Last month I experimented with serializing … c’est compliqué … when I began this (write.as) publication project in octobre 2023, one aspect or part would be the realization of a serial novel. It’s taken me some time to figure out how to … to invent a process that is both sustainable and adaptable. I’m going to resist explaining (reveal) the process at this very moment coz there are other things I want to say today, but I’m sure I’ll succumb to the temptations of revelation.

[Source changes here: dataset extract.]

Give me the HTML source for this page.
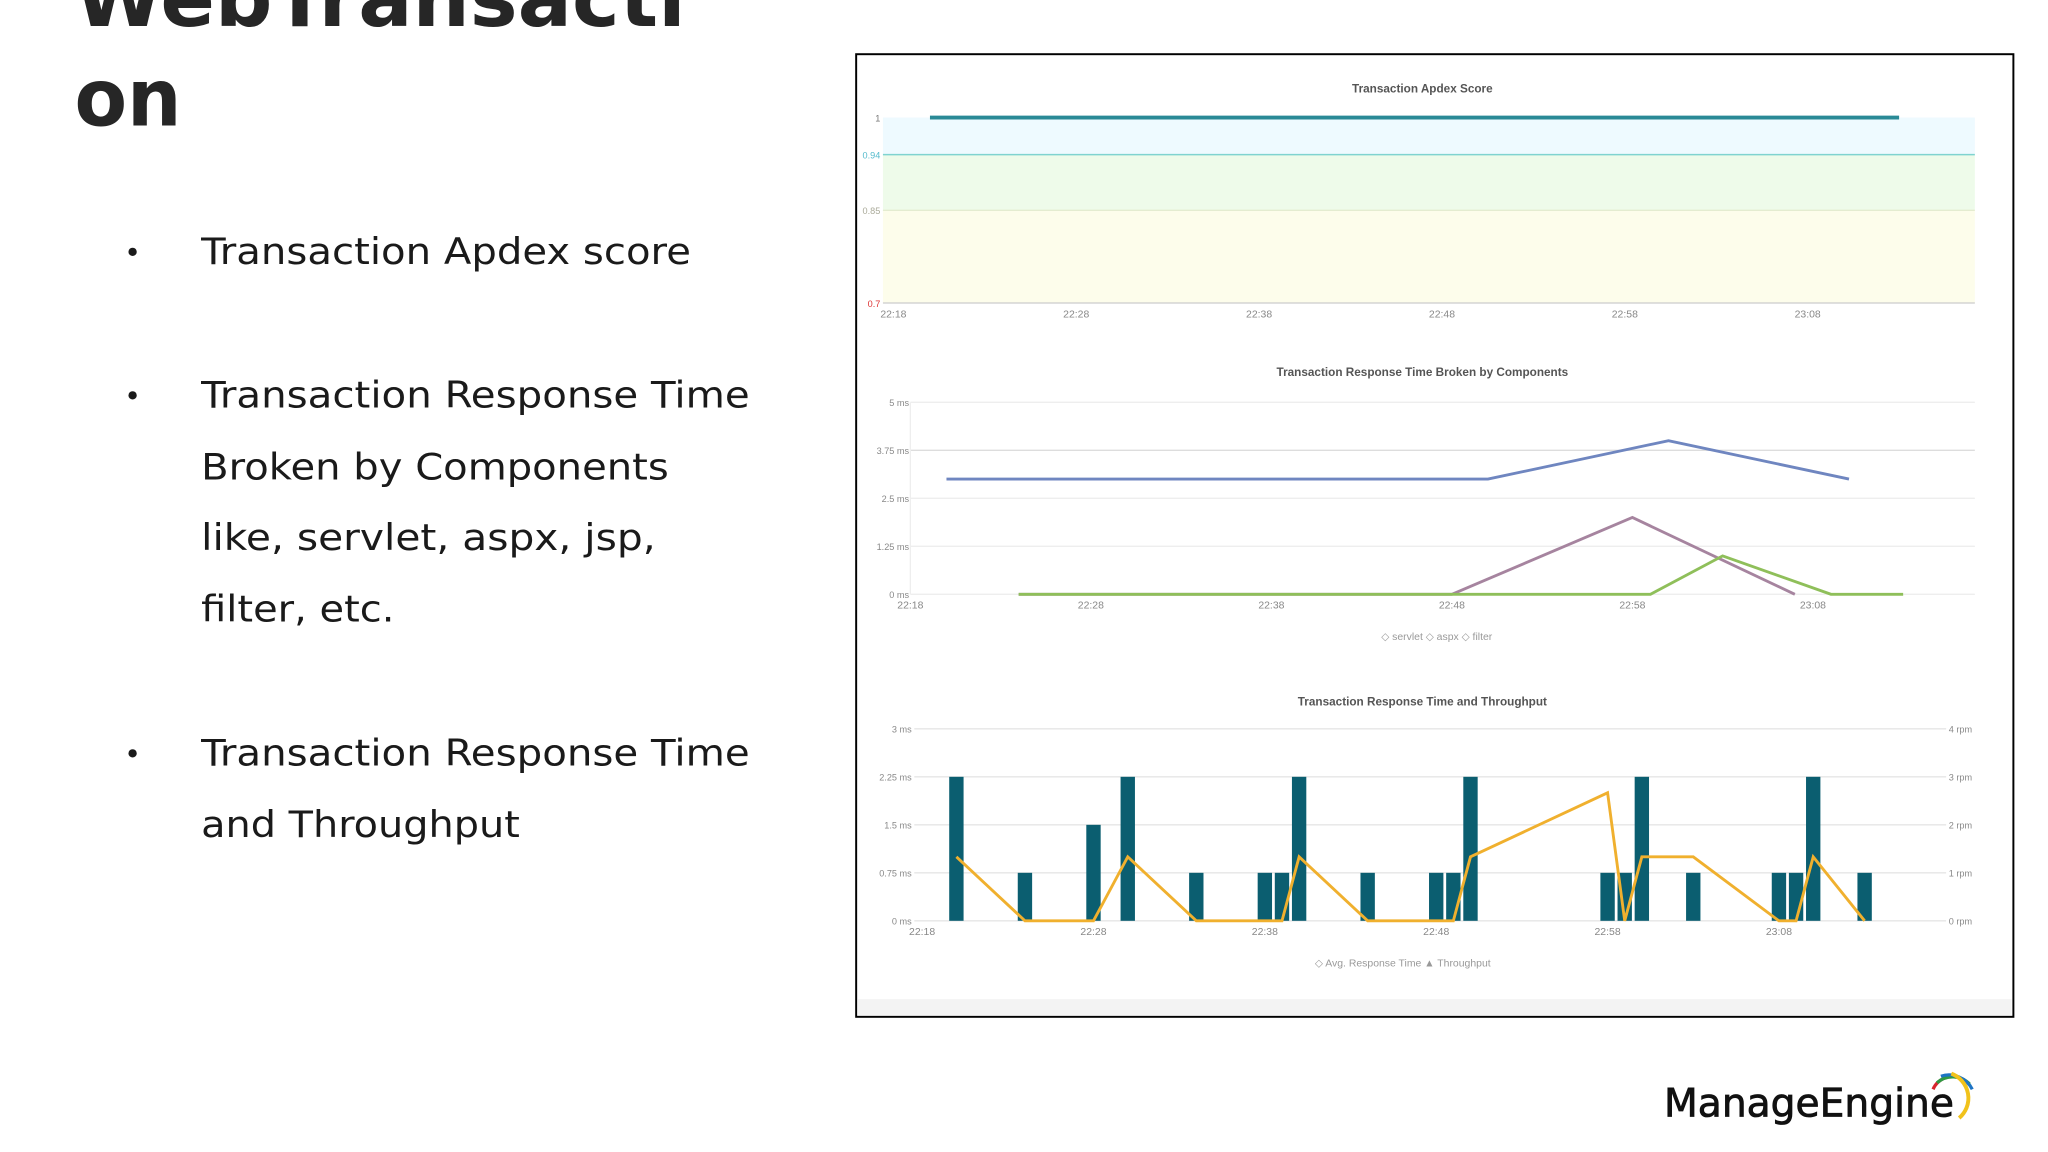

What I want to say to do concerns the Project (which began to take shape in 2018 when I was beginning to read Jacques Roubaud’s gfl). Now that I’ve formulated and practiced the process that will produce the serial novel (leadworth) (interspersed within or continuous with Nova Letters) I feel that I’ve begun my true work, no longer am I engaged in preparations for the novel or casting about for a structure that preserves some distinction between the public and the private, I can practice Total Writing here, now, acting now! … okay, fine, but This Space (Skinny Dipping) is parallel to the serial novel (which, now that I think of it, has two threads, a double strand braid : leadworth + manna / The Daily Catch / where I can offer up something to the ephemeral).

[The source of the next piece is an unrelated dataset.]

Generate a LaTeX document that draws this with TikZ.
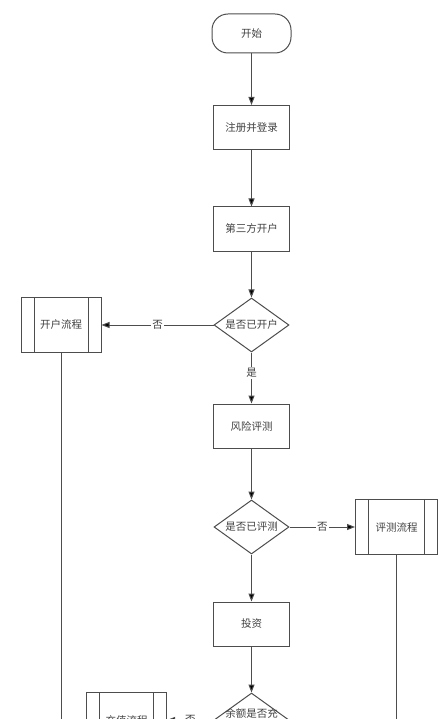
\documentclass[tikz,border=0pt]{standalone}
\usepackage{fontspec}
\newfontfamily\cjk{Noto Sans CJK SC}
\usetikzlibrary{shapes.geometric,arrows.meta}
\definecolor{linegray}{HTML}{4D4D4D}
\definecolor{textgray}{HTML}{404040}
\tikzset{
  base/.style={draw=linegray, line width=1pt, text=textgray,
    font=\cjk\fontsize{10.5}{13}\selectfont, inner sep=0pt},
  terminal/.style={base, rectangle, rounded corners=16pt, minimum width=79pt, minimum height=39pt},
  stepbox/.style={base, rectangle, minimum width=76pt, minimum height=44pt},
  decision/.style={base, diamond, aspect=1.4, minimum width=75pt, minimum height=54pt},
  subproc/.style={base, rectangle, minimum width=80pt, minimum height=55pt,
    path picture={\draw[linegray, line width=1pt]
      ([xshift=13pt]path picture bounding box.north west) -- ([xshift=13pt]path picture bounding box.south west)
      ([xshift=-13pt]path picture bounding box.north east) -- ([xshift=-13pt]path picture bounding box.south east);}},
  flow/.style={draw=linegray, line width=1pt, -{Triangle[length=8pt,width=6pt]}},
  plain/.style={draw=linegray, line width=1pt},
  branch/.style={fill=white, text=textgray, font=\cjk\fontsize{10.5}{13}\selectfont, inner sep=1.5pt}
}
\begin{document}
\begin{tikzpicture}
  \useasboundingbox (0,0) rectangle (446pt,-719pt);
  \clip (0,0) rectangle (446pt,-719pt);
  \node (start) [terminal] at (251.5pt,-33.5pt) {开始};
  \node (login) [stepbox, below of=start, node distance=94pt] {注册并登录};
  \node (acct) [stepbox, below of=login, node distance=101.5pt] {第三方开户};
  \node (hasacct) [decision, below of=acct, node distance=96pt] {是否已开户};
  \node (openflow) [subproc, left of=hasacct, node distance=190.5pt] {开户流程};
  \node (risk) [stepbox, below of=hasacct, node distance=101pt] {风险评测};
  \node (hasrisk) [decision, below of=risk, node distance=101pt] {是否已评测};
  \node (evalflow) [subproc, right of=hasrisk, node distance=145pt, minimum width=82pt] {评测流程};
  \node (invest) [stepbox, below of=hasrisk, node distance=97pt] {投资};
  \node (enough) [decision, below of=invest, node distance=96pt,
    label={[branch, fill=none, align=center]center:余额是否充\\足}] {};
  \node (topup) [subproc, left of=enough, node distance=125pt] {充值流程};
  \coordinate (openend) at ([yshift=-500pt]openflow.south);
  \coordinate (evalend) at ([yshift=-300pt]evalflow.south);
  \path[flow] (start) edge (login)
              (login) edge (acct)
              (acct) edge (hasacct)
              (hasacct) edge node[branch] {否} (openflow)
              (hasacct) edge node[branch, pos=0.4] {是} (risk)
              (risk) edge (hasrisk)
              (hasrisk) edge node[branch] {否} (evalflow)
              (hasrisk) edge (invest)
              (invest) edge (enough)
              (enough) edge node[branch] {否} (topup)
              ;
  \path[plain] (openflow) edge (openend)
               (evalflow) edge (evalend);
\end{tikzpicture}
\end{document}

How does one record a feeling? The shape of this feeling I want to record is The Making of Americans by Gertrude Stein and Miss Macintosh, My Darling by Marguerite Young … and perhaps even the two books by Helen DeWitt I began reading this week: The Last Samurai & Your Name Here ,, we’ll see. These books suggest the possibility of writing, the dance, the performance … here in my little closet, lit by a single electric light, I perform my esoteric practices and operations. The intention is to do something with my archive, the mass of writing that has accumulated over twenty-three years of nearly daily … attempts to find out what is that I like so that I may write it. Holding on to the sense that what I’m doing is important, that it deserves a reader even if (realistically) I know there will not be a reader except for my future self, who (in his old age) will leaf through these wild pages and ask himself, “did I write this?” and, shaking his head, will say “ … no, surely not.”